Sort out whether or not we support arbitrary BCF files for downstream steps #30

Closed fedarko closed 2 years ago

fedarko commented 2 years ago

Currently, the "downstream" analyses (e.g. hotspot detection) use bcf_utils.parse_bcf(), which will fail if the input BCF file wasn't produced by strainFlye call (because parse_bcf() raises an error if it doesn't see strainFlye-specific info in the BCF file).

If desired, we could try to get the downstream analyses to make use of arbitrary BCF files. Some challenges with this, however:

  1. We'd need to raise an error upon seeing unsupported types of mutations (multi-allelic mutations [#28], indels, ...) That, or just avoid these mutations for various purposes.
  2. The BCF files output by strainFlye include clear "custom" info fields on information on mismatch-based coverage and alternate nucleotide coverage. If we don't have these available, this may cause problems with some things (not sure at this point of any concrete examples outside of FDR estimation/fixing tho).

This is definitely possible, but to keep the scope of this reasonable I think it makes sense to stay strict for now. Better inconvenient and correct than convenient and wrong.

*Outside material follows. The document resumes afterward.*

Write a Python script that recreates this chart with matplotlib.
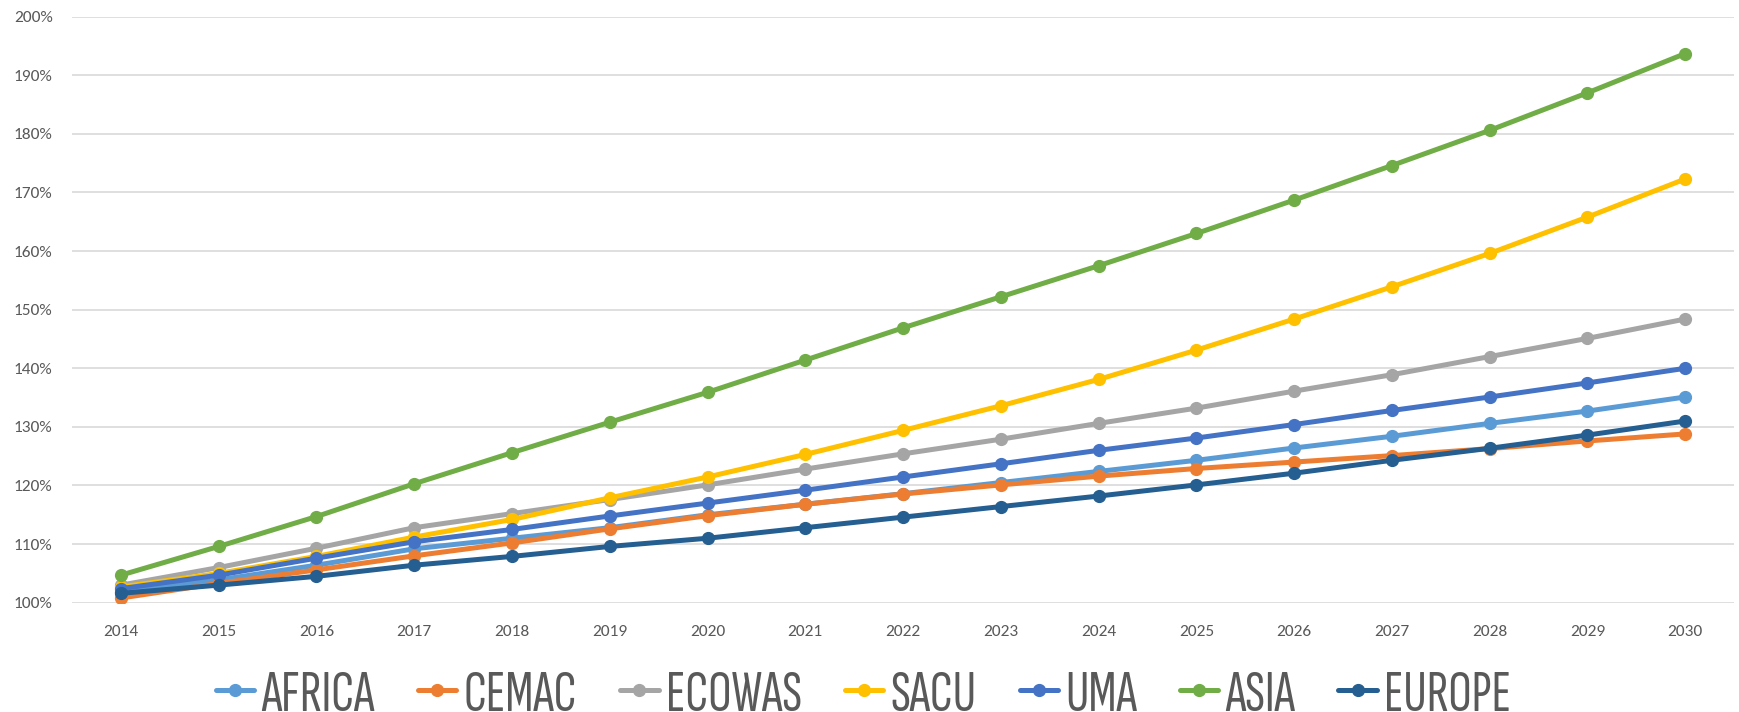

In any case, the tutorial and docs should be updated to clarify this situation.

Analyses that should be kept to strainFlye-created BCF files

Analyses that could be generalized to arbitrary BCF files

fedarko commented 2 years ago

The easiest way to handle arbitrary BCF files is adding a separate parsing function analogous to parse_bcf(), intended for use with analyses "after" FDR estimation/fixing (hotspot, coldspot, smooth, link graph, covskew, matrix).

This new function should take in the BCF and somehow limit our focus within it to single-nucleotide, single-allelic mutations, so that this BCF can be used as a drop-in replacement in the downstream steps. Maybe this means filtering out indels / other stuff; maybe it just means raising an error if these "complex" types of mutations exist. Or maybe we add a utility function to perform a one-time conversion of arbitrary BCF files to those accepted by strainFlye (filtering "complex" mutations), and then ask users to supply the resulting BCF for downstream analyses.

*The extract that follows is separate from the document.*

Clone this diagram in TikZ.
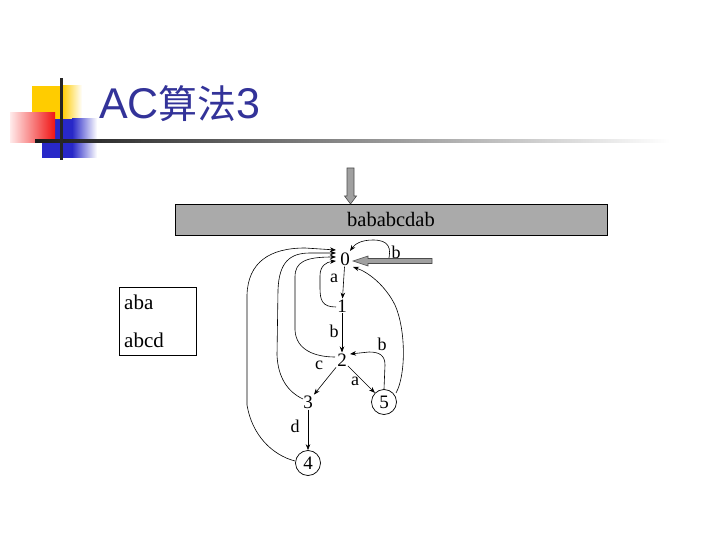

In any case, this should hopefully be a one-time cost, so that I won't have to add a custom check for each downstream analysis. There may be parts of the "filter" or check that aren't perfect, so adjust docs to be clear that at the moment we only support a subset of types of mutations.

fedarko commented 2 years ago

OK, split parse_bcf() into parse_sf_bcf() and parse_arbitrary_bcf(). Need to just add various sanity checks to parse_arbitrary_bcf(), and test, and then we should be good to go.